Stored data entries
----------

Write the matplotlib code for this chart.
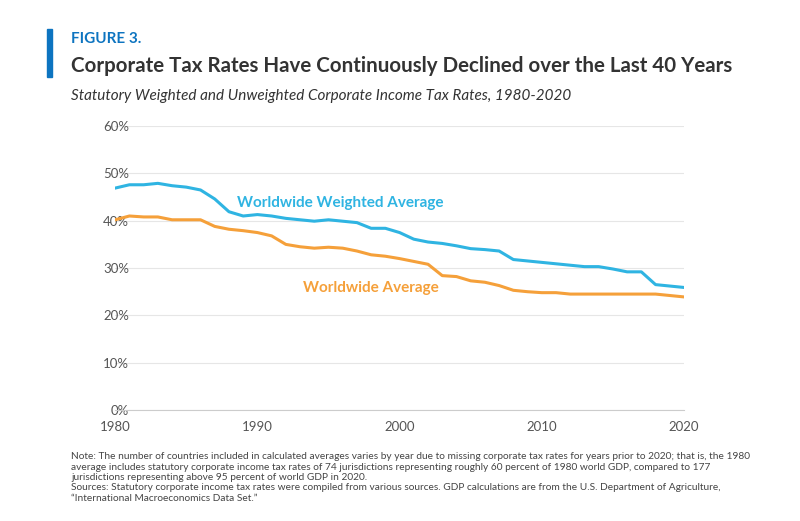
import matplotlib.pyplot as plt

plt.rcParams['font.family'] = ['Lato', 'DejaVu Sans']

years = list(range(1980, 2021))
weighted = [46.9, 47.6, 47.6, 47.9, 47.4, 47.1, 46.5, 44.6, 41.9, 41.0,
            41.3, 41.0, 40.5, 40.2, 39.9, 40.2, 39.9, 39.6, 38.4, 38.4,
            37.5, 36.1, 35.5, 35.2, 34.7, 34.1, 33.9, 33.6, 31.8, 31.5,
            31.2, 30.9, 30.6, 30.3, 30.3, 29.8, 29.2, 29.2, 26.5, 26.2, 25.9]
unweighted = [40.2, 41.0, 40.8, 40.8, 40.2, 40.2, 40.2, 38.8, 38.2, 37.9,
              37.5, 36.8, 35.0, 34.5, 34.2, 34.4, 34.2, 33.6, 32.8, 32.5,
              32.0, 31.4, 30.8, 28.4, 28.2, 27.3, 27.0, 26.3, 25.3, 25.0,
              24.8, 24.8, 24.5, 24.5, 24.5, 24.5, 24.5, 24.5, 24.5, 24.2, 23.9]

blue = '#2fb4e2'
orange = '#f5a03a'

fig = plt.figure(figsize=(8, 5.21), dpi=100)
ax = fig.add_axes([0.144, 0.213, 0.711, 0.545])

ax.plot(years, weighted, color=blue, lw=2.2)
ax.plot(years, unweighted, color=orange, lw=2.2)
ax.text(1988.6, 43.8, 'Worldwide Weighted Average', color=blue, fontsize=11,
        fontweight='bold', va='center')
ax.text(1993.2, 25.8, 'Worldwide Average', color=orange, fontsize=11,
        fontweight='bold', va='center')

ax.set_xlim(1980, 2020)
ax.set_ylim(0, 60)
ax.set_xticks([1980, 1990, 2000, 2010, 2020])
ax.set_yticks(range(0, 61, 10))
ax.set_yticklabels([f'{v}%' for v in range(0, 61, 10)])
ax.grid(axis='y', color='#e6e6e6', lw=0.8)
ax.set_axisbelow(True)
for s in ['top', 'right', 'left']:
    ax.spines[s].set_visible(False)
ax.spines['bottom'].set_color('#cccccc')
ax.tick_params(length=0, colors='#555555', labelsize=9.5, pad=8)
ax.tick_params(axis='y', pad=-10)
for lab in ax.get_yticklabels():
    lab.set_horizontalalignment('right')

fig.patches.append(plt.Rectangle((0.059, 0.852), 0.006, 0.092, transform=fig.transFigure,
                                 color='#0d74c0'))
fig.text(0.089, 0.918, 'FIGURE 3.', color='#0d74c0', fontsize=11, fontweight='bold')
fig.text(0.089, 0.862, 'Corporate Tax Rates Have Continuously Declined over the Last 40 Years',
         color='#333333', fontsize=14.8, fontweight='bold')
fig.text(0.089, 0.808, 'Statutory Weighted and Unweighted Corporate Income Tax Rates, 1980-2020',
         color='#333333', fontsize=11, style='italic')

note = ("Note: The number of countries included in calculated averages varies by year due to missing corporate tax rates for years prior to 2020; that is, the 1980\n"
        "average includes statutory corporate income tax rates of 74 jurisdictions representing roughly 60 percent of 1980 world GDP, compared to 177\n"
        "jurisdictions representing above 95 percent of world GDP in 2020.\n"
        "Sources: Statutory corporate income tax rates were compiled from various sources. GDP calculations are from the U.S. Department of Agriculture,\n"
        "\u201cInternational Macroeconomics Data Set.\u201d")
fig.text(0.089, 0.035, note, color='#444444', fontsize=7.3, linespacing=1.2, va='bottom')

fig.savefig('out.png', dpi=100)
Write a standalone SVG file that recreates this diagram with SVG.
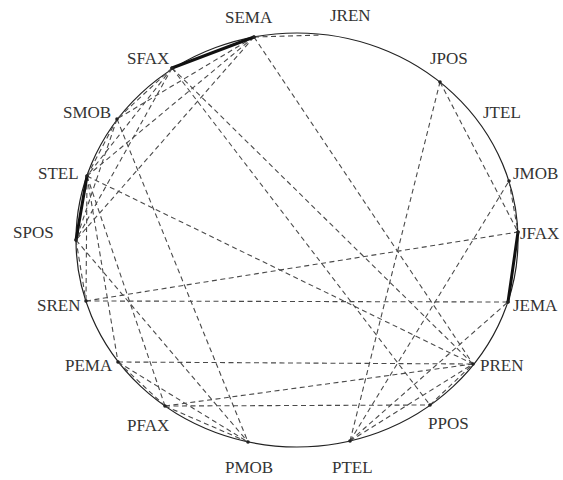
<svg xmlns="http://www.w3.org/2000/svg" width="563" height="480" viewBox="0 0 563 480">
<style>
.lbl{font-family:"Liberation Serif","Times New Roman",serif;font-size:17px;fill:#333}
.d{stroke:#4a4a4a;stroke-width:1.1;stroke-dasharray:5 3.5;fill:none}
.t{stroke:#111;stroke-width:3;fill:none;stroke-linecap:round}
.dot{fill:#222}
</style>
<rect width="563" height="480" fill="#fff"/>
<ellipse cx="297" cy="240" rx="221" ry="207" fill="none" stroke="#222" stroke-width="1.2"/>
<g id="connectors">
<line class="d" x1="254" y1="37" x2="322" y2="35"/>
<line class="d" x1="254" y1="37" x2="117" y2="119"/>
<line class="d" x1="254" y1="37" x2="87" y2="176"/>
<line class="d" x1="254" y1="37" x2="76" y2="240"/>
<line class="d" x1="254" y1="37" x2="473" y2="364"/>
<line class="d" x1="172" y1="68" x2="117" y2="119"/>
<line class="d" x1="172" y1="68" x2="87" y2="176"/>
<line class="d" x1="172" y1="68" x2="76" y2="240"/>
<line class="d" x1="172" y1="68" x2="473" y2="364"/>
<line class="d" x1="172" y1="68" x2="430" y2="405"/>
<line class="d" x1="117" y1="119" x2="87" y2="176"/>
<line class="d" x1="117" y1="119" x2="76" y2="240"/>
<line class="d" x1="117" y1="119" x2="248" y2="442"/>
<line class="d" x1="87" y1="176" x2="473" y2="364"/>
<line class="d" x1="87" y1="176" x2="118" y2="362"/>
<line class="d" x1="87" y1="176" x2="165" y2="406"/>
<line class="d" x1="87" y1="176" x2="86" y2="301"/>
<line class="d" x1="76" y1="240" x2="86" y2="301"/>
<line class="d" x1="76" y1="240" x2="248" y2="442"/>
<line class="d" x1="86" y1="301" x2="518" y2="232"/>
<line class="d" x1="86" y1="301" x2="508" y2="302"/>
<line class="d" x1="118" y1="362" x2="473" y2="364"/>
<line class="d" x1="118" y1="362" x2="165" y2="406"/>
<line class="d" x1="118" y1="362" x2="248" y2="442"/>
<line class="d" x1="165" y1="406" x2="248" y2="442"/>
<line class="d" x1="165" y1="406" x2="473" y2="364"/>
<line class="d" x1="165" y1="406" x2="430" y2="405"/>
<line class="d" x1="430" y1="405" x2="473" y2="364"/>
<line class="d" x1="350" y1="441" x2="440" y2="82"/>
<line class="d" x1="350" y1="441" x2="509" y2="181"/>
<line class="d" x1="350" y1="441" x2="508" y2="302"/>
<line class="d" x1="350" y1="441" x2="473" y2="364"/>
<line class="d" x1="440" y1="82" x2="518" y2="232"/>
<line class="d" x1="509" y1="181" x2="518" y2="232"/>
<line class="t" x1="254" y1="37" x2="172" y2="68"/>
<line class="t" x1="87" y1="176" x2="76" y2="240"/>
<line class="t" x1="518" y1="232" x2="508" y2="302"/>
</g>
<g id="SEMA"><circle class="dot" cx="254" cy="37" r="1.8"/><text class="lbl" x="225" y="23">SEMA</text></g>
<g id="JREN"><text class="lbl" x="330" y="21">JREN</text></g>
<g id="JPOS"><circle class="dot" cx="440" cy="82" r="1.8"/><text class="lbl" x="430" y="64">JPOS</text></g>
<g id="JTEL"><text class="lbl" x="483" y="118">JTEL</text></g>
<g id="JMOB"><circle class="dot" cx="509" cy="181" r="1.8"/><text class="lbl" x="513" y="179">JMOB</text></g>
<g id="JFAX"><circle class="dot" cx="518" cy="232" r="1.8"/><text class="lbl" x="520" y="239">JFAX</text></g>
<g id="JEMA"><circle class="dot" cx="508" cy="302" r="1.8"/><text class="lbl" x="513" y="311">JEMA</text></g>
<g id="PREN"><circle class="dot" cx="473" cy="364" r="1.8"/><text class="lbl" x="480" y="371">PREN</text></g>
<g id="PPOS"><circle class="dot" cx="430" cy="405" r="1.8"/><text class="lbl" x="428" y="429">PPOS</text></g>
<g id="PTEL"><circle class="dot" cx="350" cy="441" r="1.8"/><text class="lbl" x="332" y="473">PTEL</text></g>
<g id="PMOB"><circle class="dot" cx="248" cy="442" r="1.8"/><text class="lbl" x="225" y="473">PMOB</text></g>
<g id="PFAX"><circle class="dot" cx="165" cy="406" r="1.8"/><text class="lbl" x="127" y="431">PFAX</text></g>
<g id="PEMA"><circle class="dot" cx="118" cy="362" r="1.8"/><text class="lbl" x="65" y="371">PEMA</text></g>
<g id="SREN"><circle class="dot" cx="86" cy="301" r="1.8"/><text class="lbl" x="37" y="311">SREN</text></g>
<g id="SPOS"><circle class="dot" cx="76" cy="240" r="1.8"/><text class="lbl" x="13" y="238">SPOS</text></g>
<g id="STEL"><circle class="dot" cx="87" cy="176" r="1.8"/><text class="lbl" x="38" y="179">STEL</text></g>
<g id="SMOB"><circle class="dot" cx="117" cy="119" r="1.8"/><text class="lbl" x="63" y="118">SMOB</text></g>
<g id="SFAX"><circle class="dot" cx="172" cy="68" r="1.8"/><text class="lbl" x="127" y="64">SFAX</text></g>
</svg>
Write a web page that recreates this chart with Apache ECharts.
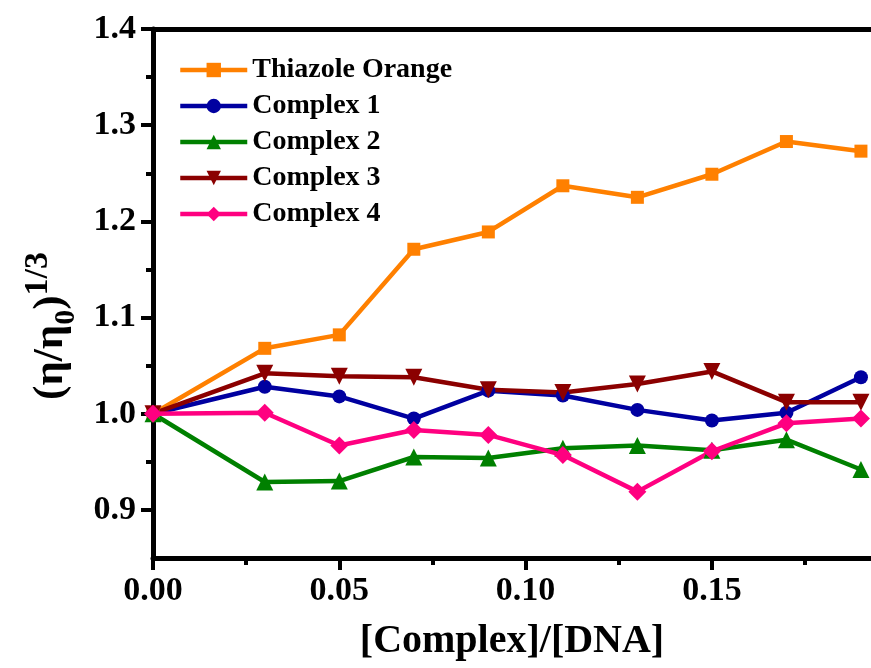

----------

> [AIM]
Restate, line by line and word for word, everything from the top of the material through the line that contains "color='#333333', fontsize=11, style='italic')". Leave pictures out.

> [OUTPUT OF THE EXERCISE]
Write the matplotlib code for this chart.
import matplotlib.pyplot as plt

plt.rcParams['font.family'] = ['Lato', 'DejaVu Sans']

years = list(range(1980, 2021))
weighted = [46.9, 47.6, 47.6, 47.9, 47.4, 47.1, 46.5, 44.6, 41.9, 41.0,
            41.3, 41.0, 40.5, 40.2, 39.9, 40.2, 39.9, 39.6, 38.4, 38.4,
            37.5, 36.1, 35.5, 35.2, 34.7, 34.1, 33.9, 33.6, 31.8, 31.5,
            31.2, 30.9, 30.6, 30.3, 30.3, 29.8, 29.2, 29.2, 26.5, 26.2, 25.9]
unweighted = [40.2, 41.0, 40.8, 40.8, 40.2, 40.2, 40.2, 38.8, 38.2, 37.9,
              37.5, 36.8, 35.0, 34.5, 34.2, 34.4, 34.2, 33.6, 32.8, 32.5,
              32.0, 31.4, 30.8, 28.4, 28.2, 27.3, 27.0, 26.3, 25.3, 25.0,
              24.8, 24.8, 24.5, 24.5, 24.5, 24.5, 24.5, 24.5, 24.5, 24.2, 23.9]

blue = '#2fb4e2'
orange = '#f5a03a'

fig = plt.figure(figsize=(8, 5.21), dpi=100)
ax = fig.add_axes([0.144, 0.213, 0.711, 0.545])

ax.plot(years, weighted, color=blue, lw=2.2)
ax.plot(years, unweighted, color=orange, lw=2.2)
ax.text(1988.6, 43.8, 'Worldwide Weighted Average', color=blue, fontsize=11,
        fontweight='bold', va='center')
ax.text(1993.2, 25.8, 'Worldwide Average', color=orange, fontsize=11,
        fontweight='bold', va='center')

ax.set_xlim(1980, 2020)
ax.set_ylim(0, 60)
ax.set_xticks([1980, 1990, 2000, 2010, 2020])
ax.set_yticks(range(0, 61, 10))
ax.set_yticklabels([f'{v}%' for v in range(0, 61, 10)])
ax.grid(axis='y', color='#e6e6e6', lw=0.8)
ax.set_axisbelow(True)
for s in ['top', 'right', 'left']:
    ax.spines[s].set_visible(False)
ax.spines['bottom'].set_color('#cccccc')
ax.tick_params(length=0, colors='#555555', labelsize=9.5, pad=8)
ax.tick_params(axis='y', pad=-10)
for lab in ax.get_yticklabels():
    lab.set_horizontalalignment('right')

fig.patches.append(plt.Rectangle((0.059, 0.852), 0.006, 0.092, transform=fig.transFigure,
                                 color='#0d74c0'))
fig.text(0.089, 0.918, 'FIGURE 3.', color='#0d74c0', fontsize=11, fontweight='bold')
fig.text(0.089, 0.862, 'Corporate Tax Rates Have Continuously Declined over the Last 40 Years',
         color='#333333', fontsize=14.8, fontweight='bold')
fig.text(0.089, 0.808, 'Statutory Weighted and Unweighted Corporate Income Tax Rates, 1980-2020',
         color='#333333', fontsize=11, style='italic')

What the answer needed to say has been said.